>>>>TEXT TO sqlcommand TEXTMERGE NOSHOW
>>>> INSERT INTO Table1 VALUES('first','second')
>>>>ENDTEXT
>>>>
>>> Vladimer,
>>>
>>>This works! However when I chnge the above line to
>>>
>>>INSERT INTO Table1 FROM MEMVAR
>>>
>>Another way is to roll your own conversion, i.e. have a function which would return a proper string representation of anything:
>>
>>
TEXT TO sqlcommand TEXTMERGE NOSHOW
>> INSERT INTO Table1 VALUES(<<toString(mytable.field1)>>,<<toString(mytable.field2)>>)
>>ENDTEXT
>>
>>Formatting may be quite straightforward - you need quotation marks around the strings, numbers as they come out of str() function, but you may need to find out the proper format for logicals, dates, datetimes and memos. Memos may go as strings, but if they contain carriage returns and/or other nonprintables, this may be a problem.
>
>Dragan,
>I used something similar to the 2nd example above. For numeric variables it didn't appear they they needed a conversion. I just used <
> in the VALUES phrase. For the string variables, I just used <<'mytable.firld2'>> in the VALUES phrase.
Actually the apostrophes would go around the textmerge delimiters - otherwise you'd get the field alias and name sent.

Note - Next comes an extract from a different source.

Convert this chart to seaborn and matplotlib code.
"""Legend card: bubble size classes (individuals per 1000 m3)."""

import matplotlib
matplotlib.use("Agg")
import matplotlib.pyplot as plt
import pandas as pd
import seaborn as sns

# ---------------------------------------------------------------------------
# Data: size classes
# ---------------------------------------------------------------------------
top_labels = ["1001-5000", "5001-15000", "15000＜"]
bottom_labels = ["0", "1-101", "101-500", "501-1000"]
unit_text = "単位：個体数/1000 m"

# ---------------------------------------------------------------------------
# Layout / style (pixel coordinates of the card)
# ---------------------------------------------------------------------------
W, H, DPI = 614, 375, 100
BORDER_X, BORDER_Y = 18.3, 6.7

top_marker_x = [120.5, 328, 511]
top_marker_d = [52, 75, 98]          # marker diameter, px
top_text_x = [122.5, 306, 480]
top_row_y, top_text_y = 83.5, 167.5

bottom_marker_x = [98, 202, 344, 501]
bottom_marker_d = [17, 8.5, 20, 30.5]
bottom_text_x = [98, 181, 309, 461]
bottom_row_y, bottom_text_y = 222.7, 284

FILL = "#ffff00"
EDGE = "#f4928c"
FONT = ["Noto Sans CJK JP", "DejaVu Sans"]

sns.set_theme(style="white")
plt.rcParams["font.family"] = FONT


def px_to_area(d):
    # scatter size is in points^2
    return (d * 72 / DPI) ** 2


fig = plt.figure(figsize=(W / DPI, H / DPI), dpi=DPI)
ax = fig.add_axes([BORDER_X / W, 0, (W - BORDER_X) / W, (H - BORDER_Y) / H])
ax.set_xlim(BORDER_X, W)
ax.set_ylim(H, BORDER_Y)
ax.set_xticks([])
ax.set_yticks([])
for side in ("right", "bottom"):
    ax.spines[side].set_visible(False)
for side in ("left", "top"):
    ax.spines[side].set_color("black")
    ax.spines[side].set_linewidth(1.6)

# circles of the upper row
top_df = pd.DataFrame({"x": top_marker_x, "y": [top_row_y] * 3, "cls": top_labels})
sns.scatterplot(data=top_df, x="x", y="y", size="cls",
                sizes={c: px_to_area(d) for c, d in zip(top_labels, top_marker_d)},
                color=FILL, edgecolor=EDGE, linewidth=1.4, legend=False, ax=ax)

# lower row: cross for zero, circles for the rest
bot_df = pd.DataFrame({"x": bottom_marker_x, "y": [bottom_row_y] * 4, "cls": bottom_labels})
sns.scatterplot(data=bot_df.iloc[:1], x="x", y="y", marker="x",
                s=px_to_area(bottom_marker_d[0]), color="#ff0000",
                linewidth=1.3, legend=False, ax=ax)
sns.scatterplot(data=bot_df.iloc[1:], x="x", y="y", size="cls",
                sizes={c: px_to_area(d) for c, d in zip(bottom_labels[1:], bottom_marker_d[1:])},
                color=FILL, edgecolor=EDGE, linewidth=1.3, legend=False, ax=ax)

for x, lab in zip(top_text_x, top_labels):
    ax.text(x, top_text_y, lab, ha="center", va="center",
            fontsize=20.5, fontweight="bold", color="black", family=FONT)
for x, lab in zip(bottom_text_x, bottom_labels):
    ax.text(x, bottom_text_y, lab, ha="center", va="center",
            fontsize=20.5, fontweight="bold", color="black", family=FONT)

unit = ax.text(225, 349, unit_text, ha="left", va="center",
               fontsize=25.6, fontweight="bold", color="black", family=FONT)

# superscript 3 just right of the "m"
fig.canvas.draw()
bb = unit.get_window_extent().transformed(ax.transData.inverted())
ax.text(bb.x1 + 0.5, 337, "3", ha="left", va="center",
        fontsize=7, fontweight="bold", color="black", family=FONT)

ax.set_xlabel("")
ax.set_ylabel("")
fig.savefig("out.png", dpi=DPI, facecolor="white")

I figure you got that right in your code.
And yes, straight textmerge like that is OK for numbers and strings (although I'd rather do an alltrim() on strings, no need to send the trailing blanks over the wire), but for logicals and specially dates/datetimes the string representation as done by textmerge may not be what the database side would understand. For SQL server, you need to send 0 and 1 for .f. and .t.; for Access I assume it'd be 0 and -1. For dates and datetimes, it'd be very set("date") sensitive. My favorite function to transform a datetime to string (for VFP) is[{^]+Transform(Ttoc( tuExp,1), "@R 9999-99-99 99:99:99" )+ [}]
I have a similar one for SQL server.
>I assume that the ?mvar1 is the way that ACCESS does macro-substitution instead of &mvar1.
Nope, that's a way of VFP talking to the ODBC driver. It works the same when you push values to SQL server, MySql or other.